Künstliche Intelligenz (KI), Machine Learning, Deep Learning: Wohlklingende Buzzwords wie diese sind zurzeit in aller Munde. „Brandneu“ sind diese „Zukunftstechnologien“ für HEUFT aber nicht. Die „Zukunft“ hat hier schon vor fast zehn Jahren begonnen. Wo, wie und wozu der Technologieführer KI bereits einsetzt, welche Möglichkeiten und Grenzen Machine Learning und Deep Learning in diesem Zusammenhang haben und ob Big Data allein wirklich ausreicht, klären HEUFT-Entwicklungsleiter Dr. Wolfgang Polster und Dr. Thomas Jahnen, der für den Technischen Vertrieb zuständige Geschäftsführer, im Doppelinterview.

KI und Deep Learning: Ist das ein und dasselbe?

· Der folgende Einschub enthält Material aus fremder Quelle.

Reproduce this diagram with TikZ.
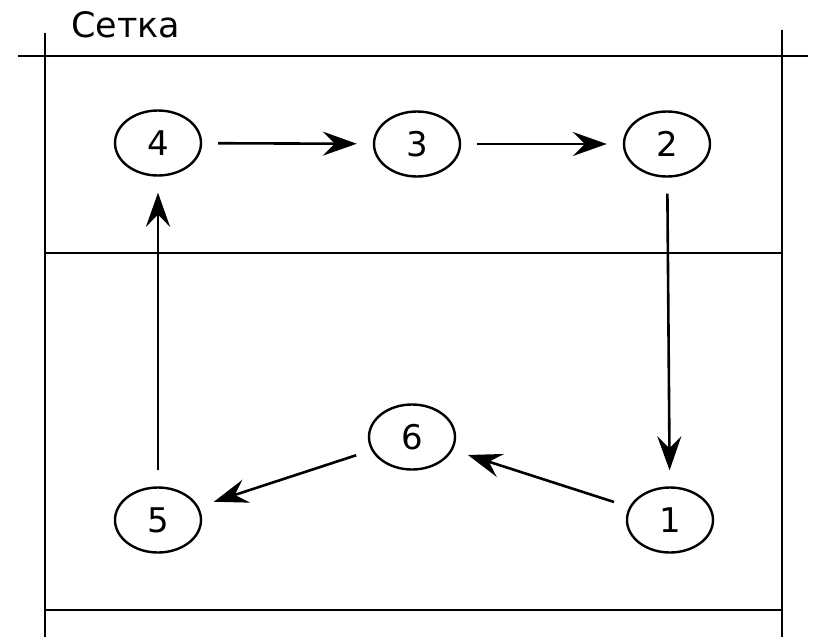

Dr. Thomas Jahnen: „Vielfach wird KI und Deep Learning pauschal zusammengefasst. Tatsächlich wird mit Deep Learning aber nur der Teilbereich bezeichnet, bei dem ein neuronales Netzwerk ohne Vorkenntnisse aus vielen Daten mit der Zeit ‚lernt‘, dass manche Datenmuster auffällig und als Fehler zu betrachten sind – eine spezielle Methode des maschinellen Lernens. Und Machine Learning ist wiederum nur eine von verschiedenen Techniken in der künstlichen Intelligenz.“

Menschliche Intelligenz ist also überhaupt nicht mehr gefragt heutzutage?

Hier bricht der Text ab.